Hewlett-Packard announced on Thursday that it is investigating both selling off its PC business and purchasing analytics software vendor Autonomy – moves that will allow it to focus on the higher-margin enterprise business revolving around software, services and servers. The company also said that it is shuttering its webOS device business, specifically the TouchPad tablets it announced earlier this year and its webOS smartphones, but will continue to look into opportunities for the webOS software.
The news comes hand-in-hand with HP’s latest quarterly financial results, in which it posted revenue of US$31.2 billion, up slightly from its year-ago number of US$30.7 billion. The company also slightly dropped estimates for its fiscal year 2011 numbers, revising its expected revenue to US$127.2 billion from US$127.6 billion and targeting diluted earnings per share in the range of US$3.59 to US$3.70, down from a minimum of US$4.27.
HP’s Personal Systems Group, which sells PCs, tablets and smartphones, has the company’s lowest profit margin although it accounted for nearly a third of HP’s overall revenues in 2010. PC sales – particularly consumer products – tend to fluctuate more than business solutions and services as they are more sensitive to seasonal buying trends and economic trends, said Charles King, principal analyst at Pund-IT.
“By spinning off PCs, HP could effectively isolate potentially volatile financial numbers and their effect on its more stable, higher-margin businesses,” King said.
The company said that it was considering a variety of options for the Personal Systems Group, including “a full or partial separation” from the company.
In doing so, HP is following in the footsteps of IBM, which spun off its PC business to Lenovo in 2005 to focus on the higher-margin software and services business. HP may also feel pressure from Apple, which has released highly profitable consumer products such as smartphones and tablets. Apple’s tablets have hurt PC shipments, a market that HP dominates as the world’s largest PC vendor.
HP’s PC business has been marginally profitable, but the margins have shrunk over the years, said Roger Kay, president of Endpoint Technologies Associates.
“It certainly goes against Carly Fiorina’s theory of ‘all’s well together,’” Kay said. HP bought PC maker Compaq for US$25 billion in 2002 when Fiorina was CEO.
Meanwhile, the purchase of Autonomy would be “completely in keeping with the increased focus on software and business solutions that HP’s board had in mind when they hired [CEO] Leo Apotheker,” said King.
Based in both San Francisco and Cambridge in the US, Autonomy provides a variety of portal, enterprise search, content management and analysis tools to organisations.
“Autonomy focuses mostly on search and analytics of unstructured data and databases, which includes information that typically can’t be captured within traditional relational databases,” King said.
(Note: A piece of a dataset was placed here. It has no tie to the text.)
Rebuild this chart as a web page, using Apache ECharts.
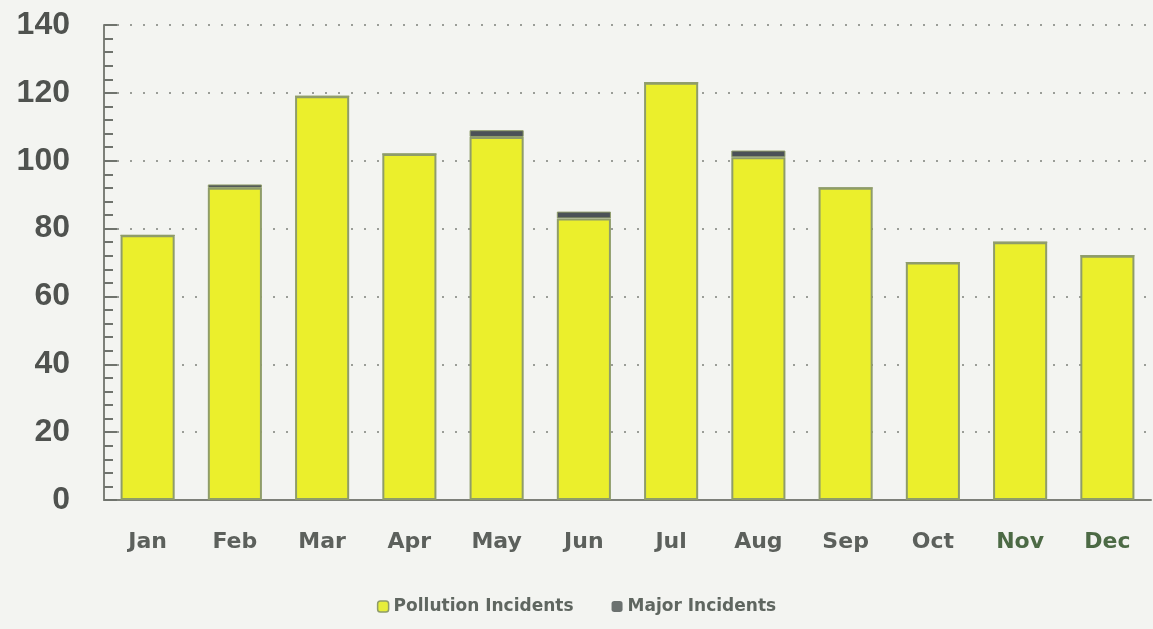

It has grown a healthy business in the enterprise content space: Autonomy reported revenue of US$870 million for 2010.
Traditionally, HP’s enterprise services and hardware sales have dwarfed its software sales. For fiscal 2010, services generated almost US$35 billion in net revenue and enterprise hardware generated US$18.5 million, while software brought in US$3.5 billion. Autonomy’s sales could push that figure past the US$4 billion mark
While starting in the enterprise search space with in-house technology, the company expanded its software portfolio through its acquisitions of Verity in 2005 and Interwoven in 2009. It also acquired informational governance software from CA Technologies in 2010.
Such a software portfolio would be “a natural complement to HP’s efforts and technologies” in the enterprise content space, King said. It would dovetail particularly well with HP’s Vertica database and 3PAR data storage products.
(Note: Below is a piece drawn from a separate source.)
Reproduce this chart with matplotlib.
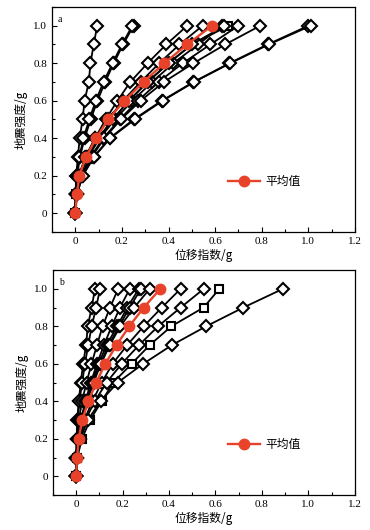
import numpy as np
import matplotlib
matplotlib.use('Agg')
import matplotlib.pyplot as plt
from matplotlib.ticker import MultipleLocator, FuncFormatter

plt.rcParams['font.family'] = ['Liberation Serif', 'Noto Sans CJK SC', 'DejaVu Sans']

# seismic intensity levels (g)
levels = [0, 0.1, 0.2, 0.3, 0.4, 0.5, 0.6, 0.7, 0.8, 0.9, 1.0]

# panel a: displacement index per record
a_series = [
    [0, 0.001, 0.004, 0.011, 0.019, 0.031, 0.040, 0.058, 0.065, 0.079, 0.094],
    [0, 0.002, 0.008, 0.020, 0.040, 0.066, 0.095, 0.128, 0.165, 0.205, 0.250],
    [0, 0.002, 0.006, 0.017, 0.035, 0.060, 0.088, 0.121, 0.160, 0.200, 0.245],
    [0, 0.003, 0.015, 0.045, 0.085, 0.130, 0.181, 0.236, 0.310, 0.390, 0.480],
    [0, 0.004, 0.015, 0.043, 0.085, 0.140, 0.205, 0.280, 0.360, 0.447, 0.546],
    [0, 0.005, 0.020, 0.055, 0.105, 0.170, 0.245, 0.330, 0.420, 0.527, 0.630],
    [0, 0.004, 0.018, 0.050, 0.100, 0.160, 0.230, 0.310, 0.400, 0.500, 0.640],
    [0, 0.006, 0.025, 0.065, 0.120, 0.190, 0.269, 0.357, 0.461, 0.579, 0.700],
    [0, 0.006, 0.028, 0.070, 0.125, 0.195, 0.280, 0.380, 0.507, 0.643, 0.793],
    [0, 0.006, 0.030, 0.079, 0.147, 0.250, 0.371, 0.507, 0.661, 0.825, 1.000],
    [0, 0.007, 0.032, 0.080, 0.150, 0.255, 0.375, 0.510, 0.665, 0.830, 1.010],
]
a_square = [0, 0.004, 0.018, 0.050, 0.100, 0.160, 0.230, 0.310, 0.400, 0.500, 0.657]
a_mean = [0, 0.007, 0.017, 0.046, 0.089, 0.141, 0.211, 0.293, 0.381, 0.480, 0.586]

# panel b
b_series = [
    [0, 0.000, 0.002, 0.005, 0.011, 0.020, 0.030, 0.043, 0.050, 0.067, 0.081],
    [0, 0.000, 0.003, 0.007, 0.014, 0.026, 0.038, 0.052, 0.067, 0.086, 0.103],
    [0, 0.001, 0.005, 0.012, 0.025, 0.045, 0.066, 0.090, 0.114, 0.146, 0.181],
    [0, 0.001, 0.007, 0.020, 0.040, 0.063, 0.090, 0.120, 0.153, 0.189, 0.231],
    [0, 0.001, 0.008, 0.022, 0.043, 0.068, 0.097, 0.131, 0.177, 0.220, 0.270],
    [0, 0.001, 0.009, 0.024, 0.046, 0.072, 0.104, 0.140, 0.185, 0.230, 0.280],
    [0, 0.001, 0.010, 0.025, 0.048, 0.075, 0.107, 0.145, 0.190, 0.250, 0.317],
    [0, 0.003, 0.013, 0.035, 0.070, 0.110, 0.157, 0.220, 0.291, 0.369, 0.450],
    [0, 0.003, 0.015, 0.040, 0.080, 0.131, 0.196, 0.271, 0.353, 0.450, 0.550],
    [0, 0.004, 0.018, 0.050, 0.105, 0.179, 0.289, 0.413, 0.560, 0.720, 0.891],
]
b_square = [0, 0.005, 0.025, 0.060, 0.110, 0.160, 0.239, 0.317, 0.410, 0.549, 0.617]
b_mean = [0, 0.004, 0.011, 0.026, 0.053, 0.086, 0.126, 0.174, 0.229, 0.291, 0.363]

RED = '#e8432a'
CJK = ['Noto Sans CJK SC', 'Liberation Serif']


def draw(ax, series, square, mean, tag):
    # square-marker record sits under the diamonds
    ax.plot(square, levels, color='black', lw=1.3, marker='s', ms=5.5,
            mfc='white', mec='black', mew=1.5, zorder=1)
    for s in series:
        ax.plot(s, levels, color='black', lw=1.3, marker='D', ms=6.3,
                mfc='white', mec='black', mew=1.5, zorder=2)
    ax.plot(mean, levels, color=RED, lw=1.7, marker='o', ms=7.5,
            mfc=RED, mec=RED, zorder=3, label='平均值')

    ax.set_xlim(-0.1, 1.2)
    ax.set_ylim(-0.1, 1.1)
    ax.xaxis.set_major_locator(MultipleLocator(0.2))
    ax.xaxis.set_minor_locator(MultipleLocator(0.1))
    ax.yaxis.set_minor_locator(MultipleLocator(0.1))
    ax.set_yticks([0, 0.2, 0.4, 0.6, 0.8, 1.0])
    fmt = FuncFormatter(lambda v, p: '0' if abs(v) < 1e-9 else '%.1f' % v)
    ax.xaxis.set_major_formatter(fmt)
    ax.yaxis.set_major_formatter(fmt)
    ax.tick_params(which='both', direction='in', labelsize=8, width=0.8)
    ax.tick_params(which='major', length=3.5)
    ax.tick_params(which='minor', length=2)
    for sp in ax.spines.values():
        sp.set_linewidth(0.9)

    ax.set_xlabel('位移指数/g', fontsize=8.5, family=CJK, labelpad=2)
    ax.set_ylabel('地震强度/g', fontsize=8.5, family=CJK, labelpad=4)
    ax.text(0.02, 0.965, tag, transform=ax.transAxes, fontsize=7,
            ha='left', va='top')
    ax.legend(loc='center left', bbox_to_anchor=(0.545, 0.226), frameon=False,
              handlelength=2.7, handletextpad=0.45,
              prop={'family': CJK, 'size': 8.5})


fig = plt.figure(figsize=(3.7, 5.3), dpi=100)
ax1 = fig.add_axes([0.1405, 0.5623, 0.819, 0.4245])
ax2 = fig.add_axes([0.143, 0.066, 0.816, 0.4245])

draw(ax1, a_series, a_square, a_mean, 'a')
draw(ax2, b_series, b_square, b_mean, 'b')

fig.savefig('out.png', dpi=100)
The software would also give HP a foothold in the emerging big data space, where it could build systems to compete with EMC’s Greenplum and IBM’s Netezza. “Both [of those] companies consider Big Data a market with a potentially huge future,” King said.
In March, then-newly appointed HP CEO Apotheker announced that HP would concentrate more efforts on the data analytics and big data markets.
The PC business is the first obvious domino to fall as Apotheker tries to bring profitability to the company, said Ezra Gottheil, senior analyst at Technology Business Research.
“It’s a much more exaggerated consequence of the [direction] the company decided to go with Leo Apotheker. Clearly the boar
d wanted higher margins,” Gottheil said. However, “HP will be challenged to drive software to be the kind of generator of profit that it is at IBM,” Gottheil added.
But HP does potentially have something to lose if its PC business goes away – such as some of the leverage it has in buying high-end server parts, Gottheil said.